En términos más psicológicos, la experiencia del Espíritu en el bautismo representa para Jesús la conciencia de una “revelación” (literalmente, “desbloqueo”), es decir, de una apertura de la conciencia. Revela al individuo a sí mismo y lo dejar ver rasgos fundamentales de su persona que siempre han estado en su sí mismo y que por lo tanto ya nunca podrá perder por completo. De repente todas las relaciones se hacen evidentes: la conciencia de sí mismo y la conciencia de Dios se dan a la vez conjuntamente, con la conciencia de una misión hacia los hombres. En cuanto al contenido, en su relación con Dios, Jesús se sabe hijo del Padre; en su relación con el pueblo, es el profeta escatológico, el nuevo Moisés, esperado después del anuncio de Elías y ahora claramente atestiguado por la intervención del Bautista.

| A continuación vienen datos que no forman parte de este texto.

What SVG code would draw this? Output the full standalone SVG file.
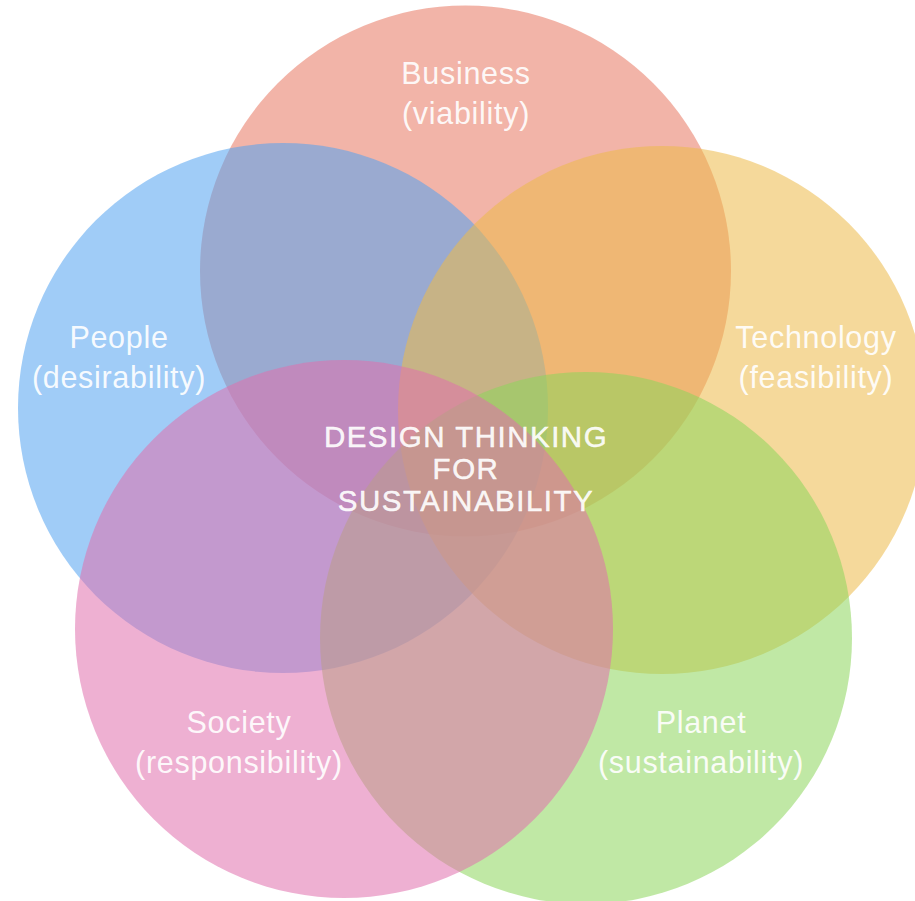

Cada revelación está generalmente precedida de una determinada cualidad paradójica, de una tensión entre dos extremos que, cualquiera que sea su antinomia, intervienen ahora perfectamente reconciliados en su máxima polaridad. En el caso del bautismo de Jesús, su humildad para sin vacilación, unirse a la multitud de “pecadores” y marginados, nos parece la apertura cualitativa que provocó un ensanchamiento repentino de su conciencia. Jesús es en verdad un “justo” cuando deja Galilea para ir al Jordán. Ahora bien, que un hombre justo se presente plenamente “en solidaridad con los pecadores” y lo haga por Dios mismo, en obediencia a la llamada urgente del Bautista, eso es sorprendente y fuerte en este primer gesto público de Jesús. A partir de esta actitud se abren nuevas perspectivas, comenzando por el mismo Jesús. Como lo demuestra el resto del evangelio, resulta que Jesús nunca más podría negar esta calidad original de humildad paradójica y solidaridad efectiva con los pecadores públicamente desacreditados. (Cfr. BENOIT STANDAERT, L’espace Jesus – Editions Lessius (Bruselas 2005)
Hay motivos para quedar maravillados ante este misterio que nos presenta la liturgia de hoy, al terminar el ciclo de navidad.